HD-LIF approaches SOTA with a single timestep on static datasets (ANN-like behavior), while accuracy increases with more timesteps on neuromorphic data (retaining SNN characteristics), showcasing the dual nature of hybrid-driven computation.

Highlights & Insights¶

The gradient inconsistency problem in online training is resolved fundamentally—not through numerical approximation or regularization, but by redesigning the spike computation mechanism so that gradients are naturally separable. The theoretical guarantee of Theorem 4.2 provides a rigorous mathematical foundation.
The "training + deployment co-optimization" perspective is novel: prior online training methods only reduced training memory while leaving inference identical to STBP; HD-LIF's P2-Reset, weight compression, and parallel computation yield substantial inference benefits as well.
The re-parameterization design of Mem-BN is elegant: BN provides training-time stability benefits, yet incurs zero inference overhead by folding parameters, realizing "zero-cost inference BN."

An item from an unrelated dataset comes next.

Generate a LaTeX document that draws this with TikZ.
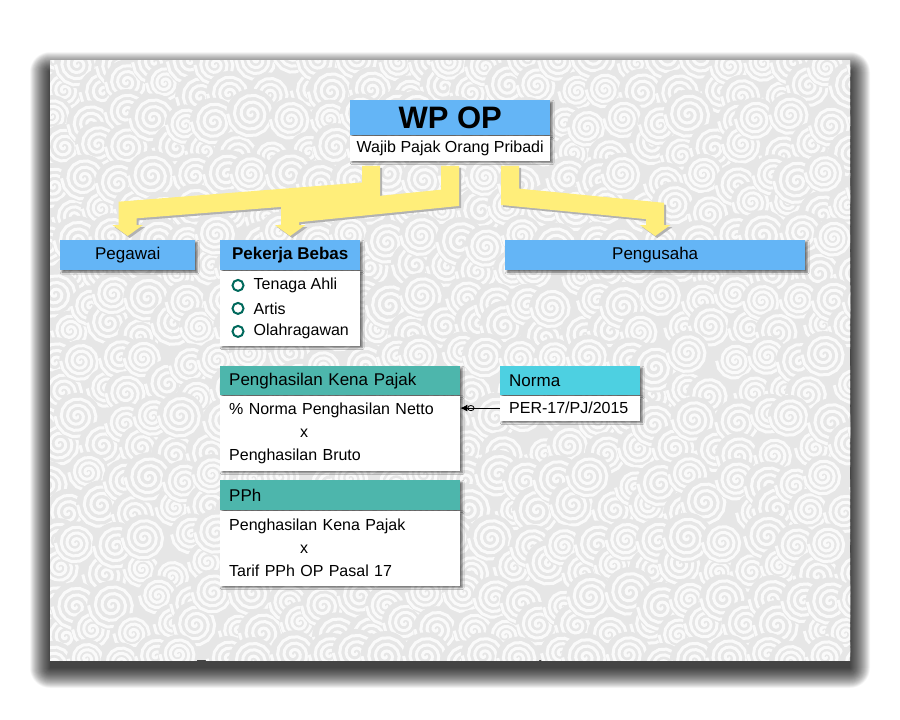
\documentclass[tikz,border=0pt]{standalone}
\usepackage{fontspec}
\setmainfont{Liberation Sans}
\usepackage{xcolor}
\usetikzlibrary{arrows.meta}
\usetikzlibrary{calc}
\usetikzlibrary{positioning}
\usetikzlibrary{shadows.blur}

\definecolor{hblue}{HTML}{64B5F6}
\definecolor{hteal}{HTML}{4DB6AC}
\definecolor{hcyan}{HTML}{4DD0E1}
\definecolor{ayellow}{HTML}{FFEE7A}
\definecolor{ringteal}{HTML}{00695C}
\definecolor{panelgray}{HTML}{E6E6E6}
\definecolor{swirl}{HTML}{FAFAFA}

\newcommand{\txtsize}{\fontsize{16}{23}\selectfont}
\newcommand{\hdrsize}{\fontsize{17}{23}\selectfont}

\begin{document}
\begin{tikzpicture}
[
	x = 1pt, y = -1pt,
	every node/.style = {inner sep = 0pt, font = \txtsize},
	boxshadow/.style = {blur shadow = {shadow xshift = 2pt, shadow yshift = -2pt, shadow blur radius = 2pt, shadow opacity = 55}},
	head/.style = {boxshadow, minimum height = 30pt, anchor = north west, font = \hdrsize},
	sub/.style = {boxshadow, fill = white},
	ring/.style = {circle, draw = ringteal, line width = 2pt, minimum size = 11pt},
	conn/.style = {line width = 0.8pt, -{Circle[open, length = 7pt, width = 6pt] Latex[length = 7pt, width = 7pt]}},
	yarrow/.style = {draw = ayellow, line width = 18pt, line join = miter, shorten < = 5pt, shorten > = 4pt, -{Triangle[width = 30pt, length = 11pt]},
		preaction = {draw = black!30, line width = 18pt, -{Triangle[width = 30pt, length = 11pt]}, transform canvas = {shift = {(2pt, -2pt)}}}},
]

	\useasboundingbox (0,0) rectangle (900,720);
	\fill [white] (0,0) rectangle (900,720);

	% panel shadow
	\foreach \r in {0,0.5,...,20}
		\fill [black, opacity = 0.026, rounded corners = \r pt] (50 - \r, 72 - \r) rectangle (850 + \r, 668 + \r);

	% panel
	\fill [panelgray] (50,60) rectangle (850,660);
	\begin{scope}
		\clip (50,60) rectangle (850,660);
		\pgfmathsetseed{11}
		\foreach \i in {0,...,24}
			\foreach \j in {0,...,20}
			{
				\pgfmathsetmacro{\cx}{50 + 34*\i + 17*mod(\j,2) + 9*rand}
				\pgfmathsetmacro{\cy}{60 + 30*\j + 8*rand}
				\pgfmathsetmacro{\rs}{6 + 0.8*rand}
				\fill [panelgray] (\cx,\cy) circle (3.5*\rs + 1.5);
				\draw [swirl, line width = 3pt] plot [domain = 0:1260, samples = 50, variable = \a] ({\cx + \a/360*\rs*cos(\a)}, {\cy + \a/360*\rs*sin(\a)});
			}
	\end{scope}

	% top
	\node (wp) [head, fill = hblue, minimum width = 200pt, minimum height = 35pt, font = \fontsize{31}{31}\selectfont\bfseries] at (350,100) {WP OP};
	\node (wpdesc) [sub, minimum width = 200pt, minimum height = 25pt, below = 0pt of wp] {Wajib Pajak Orang Pribadi};

	% groups
	\node (peg) [head, fill = hblue, minimum width = 135pt] at (60,240) {Pegawai};
	\node (pb) [head, fill = hblue, minimum width = 140pt, font = \hdrsize\bfseries] at (220,240) {Pekerja Bebas};
	\node (pblist) [sub, minimum width = 140pt, minimum height = 75pt, below = 0pt of pb] {};
	\node (peng) [head, fill = hblue, minimum width = 300pt] at (505,240) {Pengusaha};

	\foreach \t [count = \k] in {Tenaga Ahli, Artis, Olahragawan}
	{
		\node (ring\k) [ring] at ($(pblist.north west) + (18, 23*\k - 8)$) {};
		\node (item\k) [right = 9pt of ring\k] {\t};
	}

	% arrows
	\draw [yarrow] ([xshift = -79pt] wpdesc.south) -- ++(0,30) -- ($(peg.north) + (0,-30)$) -- (peg.north);
	\draw [yarrow] (wpdesc.south) -- ++(0,37) -- ($(pb.north) + (0,-26)$) -- (pb.north);
	\draw [yarrow] ([xshift = 60pt] wpdesc.south) -- ++(0,36) -- ($(peng.north) + (0,-29)$) -- (peng.north);

	% penghasilan kena pajak
	\node (pkp) [head, fill = hteal, minimum width = 240pt, minimum height = 29pt, text width = 222pt, align = left] at (220,366) {Penghasilan Kena Pajak};
	\node (pkpbody) [sub, below = 0pt of pkp, minimum width = 240pt, minimum height = 75pt, text width = 222pt, align = left]
		{\% Norma Penghasilan Netto\\ \hspace*{71pt}x\\ Penghasilan Bruto};

	% pph
	\node (pph) [head, fill = hteal, minimum width = 240pt, minimum height = 30pt, text width = 222pt, align = left] at (220,480) {PPh};
	\node (pphbody) [sub, below = 0pt of pph, minimum width = 240pt, minimum height = 75pt, text width = 222pt, align = left]
		{Penghasilan Kena Pajak\\ \hspace*{71pt}x\\ Tarif PPh OP Pasal 17};

	% norma
	\node (norma) [head, fill = hcyan, minimum width = 140pt, minimum height = 29pt, text width = 122pt, align = left] at (500,366) {Norma};
	\node (normabody) [sub, below = 0pt of norma, minimum width = 140pt, minimum height = 25pt, text width = 122pt, align = left] {PER-17/PJ/2015};

	\draw [conn] (normabody.west) -- (normabody.west -| pkpbody.east);

\end{tikzpicture}
\end{document}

Limitations & Future Work¶

Experiments are limited to classification tasks (CIFAR-10/100, ImageNet, DVS-CIFAR10); validation on downstream tasks such as detection and segmentation is absent.
Parallel HD-LIF entirely skips membrane potential accumulation and may be unsuitable for tasks requiring temporal modeling (e.g., time-series prediction, speech recognition).
Aggressive 1-bit/1.5-bit weight compression leaves its scalability to larger models and more complex tasks unverified.
SECA's channel attention shares weights along the temporal dimension, which may limit the model's capacity to capture temporal dynamic features.

vs. SLTT/OTTT: Conventional online training directly truncates temporal gradients, and accuracy degradation is an inherent issue. HD-LIF addresses gradient separability at the neuron model level, making truncation "free," outperforming SLTT by 4.07% on CIFAR-100.
vs. GLIF: GLIF trains LIF variants with learnable gating via STBP, achieving high accuracy but with GPU memory growing linearly with timesteps. HD-LIF trains online with constant memory yet achieves higher accuracy (78.45% vs. 77.28%) at only 1/15 of the parameter count.
vs. Reversible Training Methods (reversible SNN): Reversible training guarantees online–STBP gradient consistency but requires computing all intermediate variables bidirectionally, doubling computational cost. HD-LIF requires no reversible computation and incurs lower training overhead.

Rating¶

Novelty: ⭐⭐⭐⭐ The P2-Reset mechanism and gradient separability theory are original, and the model family design is comprehensive.
Experimental Thoroughness: ⭐⭐⭐⭐ Five datasets, detailed ablations, and multi-metric comparisons; non-classification task validation is missing.
Writing Quality: ⭐⭐⭐⭐ Theoretical derivations are clear; the Definition→Theorem structure is rigorous.
Value: ⭐⭐⭐⭐ Provides a fundamental solution to SNN online training; the training-deployment co-optimization perspective has broad implications.